Perhaps a question that shouldn’t be asked - too childish? - although it receives attention in the murkier corners where maths meets logic.

Let's be clear -“2” is just a symbol - something I just typed. We’re after what it means.

Suppose I assert that ‘2’ means an object shaped like a snowflake, something asterisk-shaped like this *. Would you believe me? How could you prove I was wrong?

It seems an essential part of being 2 that you are adjacent to 1. So we need more than ‘2’ to define ‘2’. Here is a common way to do it.

We define a set N and a function s which maps elements from N to N (s: N -> N). We define an arbitrary object ‘0’. This is not intended eventually to be ‘2’: to the contrary, it’s just any old arbitrary distinguishable object which we intend to call zero.

Then we say

(i). 0 belongs to N
(ii). if x belongs to N, then so does s(X).

So N = {0, s(0), s(s(0)), s(s(s(0))), and so on}.

‘2’ is now defined as s(s(0)) - the entity which is twice removed from zero by the operation of the function ‘s’.

This does not totally solve the problem.

Since there is no restriction on s, it could be the identity function, so that s(x) = x. In this case, the set N collapses to {0} and ‘2’ is simply another name for 0. Somehow I don’t think that’s what most of us mean by ‘2’.

A simple solution is to require that

(iii). for all x, s(x) does not equal x.

N then becomes the natural numbers. But perhaps that’s too strong. Suppose we had

(iv). s(s(s(0))) = 0 (or 3=0 in more normal notation)

Then N = just {0, s(0), s(s(0))} and it’s like counting around the corners of a triangle; 0, 1, 2, 0, 1, 2, 0 ...

If you don’t mind your concept of 2 as something which lies between 1 and 0, then that would work just fine. But note that in this case, '2' has no special 'two-like' properties which differentiate it from '0' and '1'. We just have a set with three arbitrary elements.

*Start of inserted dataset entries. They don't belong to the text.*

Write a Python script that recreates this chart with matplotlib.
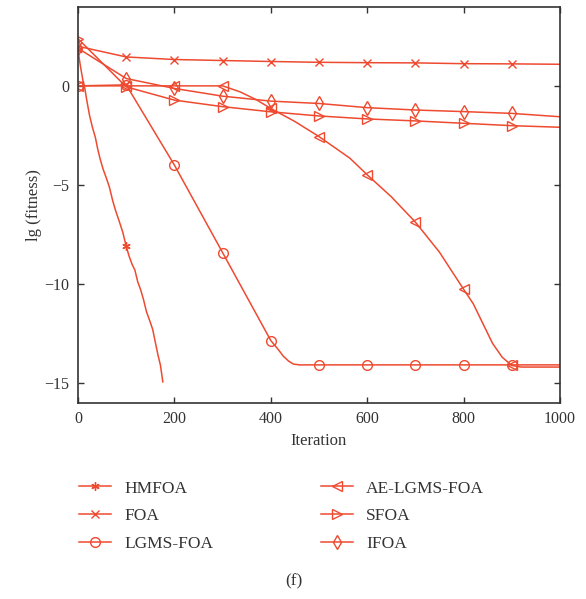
import numpy as np
import matplotlib
matplotlib.use("Agg")
import matplotlib.pyplot as plt

# ---------------------------------
# Data
# ---------------------------------
labels = ["HMFOA", "FOA", "LGMS-FOA", "AE-LGMS-FOA", "SFOA", "IFOA"]
markers = [(6, 2, 0), "x", "o", "<", ">", "d"]

hm_x = [0, 5, 10, 14, 18, 24, 30, 36, 41, 46, 52, 58, 65, 72, 78, 85, 93, 100,
        106, 112, 118, 124, 130, 136, 142, 148, 155, 160, 166, 171, 176]
hm_y = [1.8, 1.0, 0.3, -0.1, -0.7, -1.5, -2.1, -2.6, -3.2, -3.7, -4.2, -4.6, -5.1,
        -5.8, -6.3, -6.8, -7.4, -8.1, -8.6, -9.0, -9.3, -9.9, -10.3, -10.8, -11.4,
        -11.8, -12.3, -12.9, -13.6, -14.1, -14.95]

foa_x = [0, 100, 200, 300, 400, 500, 600, 700, 800, 900, 1000]
foa_y = [2.0, 1.46, 1.33, 1.28, 1.23, 1.19, 1.17, 1.16, 1.12, 1.11, 1.09]

lgms_x = [0, 100, 200, 300, 400, 415, 426, 437, 447, 460, 500, 600, 700, 800, 900, 1000]
lgms_y = [0.0, 0.05, -4.0, -8.42, -12.86, -13.3, -13.65, -13.9, -14.05, -14.09,
          -14.09, -14.09, -14.09, -14.09, -14.09, -14.09]

ae_x = [0, 100, 200, 300, 336, 370, 400, 450, 500, 564, 600, 650, 700, 750, 800,
        820, 840, 860, 880, 900, 920, 1000]
ae_y = [0.0, 0.0, 0.0, 0.0, -0.3, -0.7, -1.14, -1.8, -2.56, -3.65, -4.49, -5.6,
        -6.88, -8.4, -10.27, -11.0, -12.0, -13.0, -13.7, -14.12, -14.2, -14.2]

sfoa_x = [0, 100, 200, 300, 400, 500, 600, 700, 800, 900, 1000]
sfoa_y = [2.38, -0.05, -0.72, -1.05, -1.31, -1.52, -1.67, -1.77, -1.89, -2.01, -2.09]

ifoa_x = [0, 100, 200, 300, 400, 500, 600, 700, 800, 900, 1000]
ifoa_y = [1.9, 0.37, -0.13, -0.52, -0.77, -0.89, -1.1, -1.22, -1.3, -1.39, -1.56]

series = [(hm_x, hm_y), (foa_x, foa_y), (lgms_x, lgms_y),
          (ae_x, ae_y), (sfoa_x, sfoa_y), (ifoa_x, ifoa_y)]

# ---------------------------------
# Plot
# ---------------------------------
plt.rcParams["font.family"] = ["Liberation Serif", "DejaVu Serif"]
red = "#EE4A30"
dark = "#333333"

fig = plt.figure(figsize=(5.86, 5.99), dpi=100)
ax = fig.add_axes([0.1331, 0.3277, 0.8225, 0.6612])

handles = []
for (x, y), lab, m in zip(series, labels, markers):
    x = np.asarray(x)
    every = [i for i, v in enumerate(x) if v % 100 == 0 and v < 1000]
    ms = 7 if m in ("o", "<", ">", "d") else 6
    h, = ax.plot(x, y, color=red, lw=1.1, marker=m, markevery=every,
                 markersize=ms, markerfacecolor="none", markeredgecolor=red,
                 markeredgewidth=1.0, label=lab)
    handles.append(h)

ax.set_xlim(0, 1000)
ax.set_ylim(-16, 4)
ax.set_xticks([0, 200, 400, 600, 800, 1000])
ax.set_yticks([0, -5, -10, -15])
ax.set_yticklabels(["0", "\u22125", "\u221210", "\u221215"])
ax.tick_params(direction="in", top=True, right=True, length=4, width=1,
               colors=dark, labelsize=11.5, pad=6)
for s in ax.spines.values():
    s.set_color(dark)
    s.set_linewidth(1.2)

ax.set_xlabel("Iteration", fontsize=12, color=dark, labelpad=4)
ax.set_ylabel("lg (fitness)", fontsize=12, color=dark, labelpad=2)

leg = fig.legend(handles=handles, ncol=2, loc="upper left",
                 bbox_to_anchor=(0.135, 0.198), frameon=False, borderpad=0,
                 borderaxespad=0, fontsize=12.5, handlelength=1.85,
                 handletextpad=0.75, columnspacing=6.2, labelspacing=0.66)
for t in leg.get_texts():
    t.set_color(dark)

fig.text(0.502, 0.03, "(f)", ha="center", va="center", fontsize=12.5, color=dark)

fig.savefig("out.png", dpi=100)
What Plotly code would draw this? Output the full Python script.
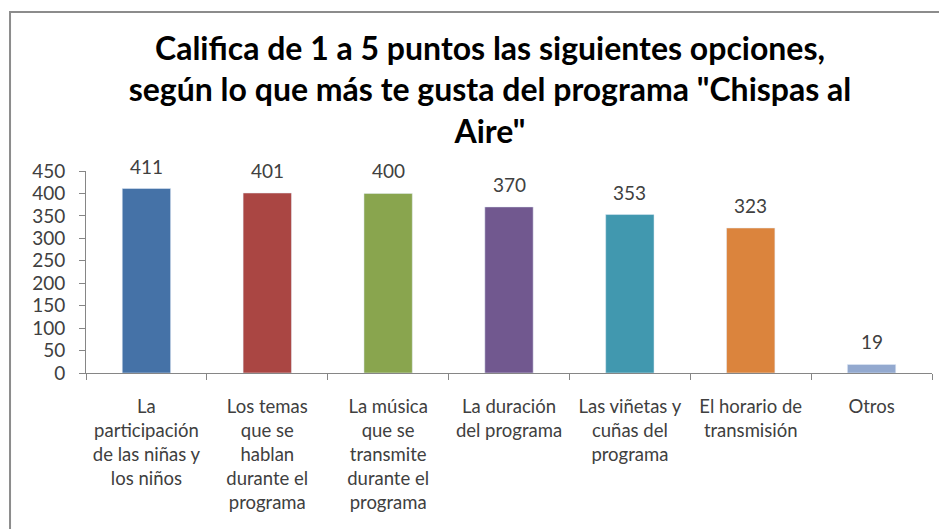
import plotly.graph_objects as go

categorias = [
    "La<br>participación<br>de las niñas y<br>los niños",
    "Los temas<br>que se<br>hablan<br>durante el<br>programa",
    "La música<br>que se<br>transmite<br>durante el<br>programa",
    "La duración<br>del programa",
    "Las viñetas y<br>cuñas del<br>programa",
    "El horario de<br>transmisión",
    "Otros",
]
puntos = [411, 401, 400, 370, 353, 323, 19]
colores = ["#4572A7", "#AA4643", "#89A54E", "#71588F", "#4198AF", "#DB843D", "#93A9CF"]

fig = go.Figure(go.Bar(
    x=categorias, y=puntos,
    marker_color=colores,
    width=0.4,
    cliponaxis=False,
))

# etiquetas de valor sobre las barras
etiquetas = [dict(x=c, y=v, text=str(v), showarrow=False, yanchor="bottom", yshift=9,
                  font=dict(family="Lato", size=19, color="#404040"))
             for c, v in zip(categorias, puntos)]

fig.update_layout(
    width=947, height=529,
    margin=dict(l=78, r=23, t=163, b=164),
    paper_bgcolor="white", plot_bgcolor="white",
    showlegend=False,
    title=dict(
        text="Califica de 1 a 5 puntos las siguientes opciones,<br>según lo que más te gusta del programa \"Chispas al<br>Aire\"",
        x=0.509, xanchor="center", y=0.902, yanchor="top",
        font=dict(family="Lato", size=32, color="black", weight="bold"),
    ),
    font=dict(family="Lato", size=18, color="#404040"),
    annotations=etiquetas,
    shapes=[dict(type="rect", xref="paper", yref="paper",
                 x0=-0.0898, x1=1.2, y0=-1.0, y1=1.787,
                 line=dict(color="#8c8c8c", width=2))],
)

fig.update_yaxes(
    range=[0, 450], dtick=50, showgrid=False, automargin=False,
    showline=True, linecolor="#868686", ticks="outside", ticklen=6, tickcolor="#868686",
    ticklabelstandoff=10,
    tickfont=dict(family="Lato", size=19, color="#404040"),
)
fig.update_xaxes(
    showline=True, linecolor="#868686", ticks="outside", ticklen=6, tickcolor="#868686",
    tickson="boundaries", tickangle=0, automargin=False, ticklabelstandoff=17,
    tickfont=dict(family="Lato", size=18.5, color="#404040"),
)

fig.write_html("out.html")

To make 's(s(o))' more 'two-like' we have to add more relationships which '2' participates in. This may mean defining new operations like addition and multiplication.

So in the end there is no one definite answer. What makes something ‘2’ depends on what you want to do with it, and the web of relationships with other numbers in which it participates.

NOTE: there is an alternative approach from logic rather than algebra, where we define a predicate TWO where TWO(x) is true just when x=2 (more properly, just when x has the property of 'twoness').

The meaning (denotation in the jargon) of TWO is just the collection of all sets with exactly two elements. If you think this has merely pushed the problem back to the mathematicians (or model theorists) you would be right.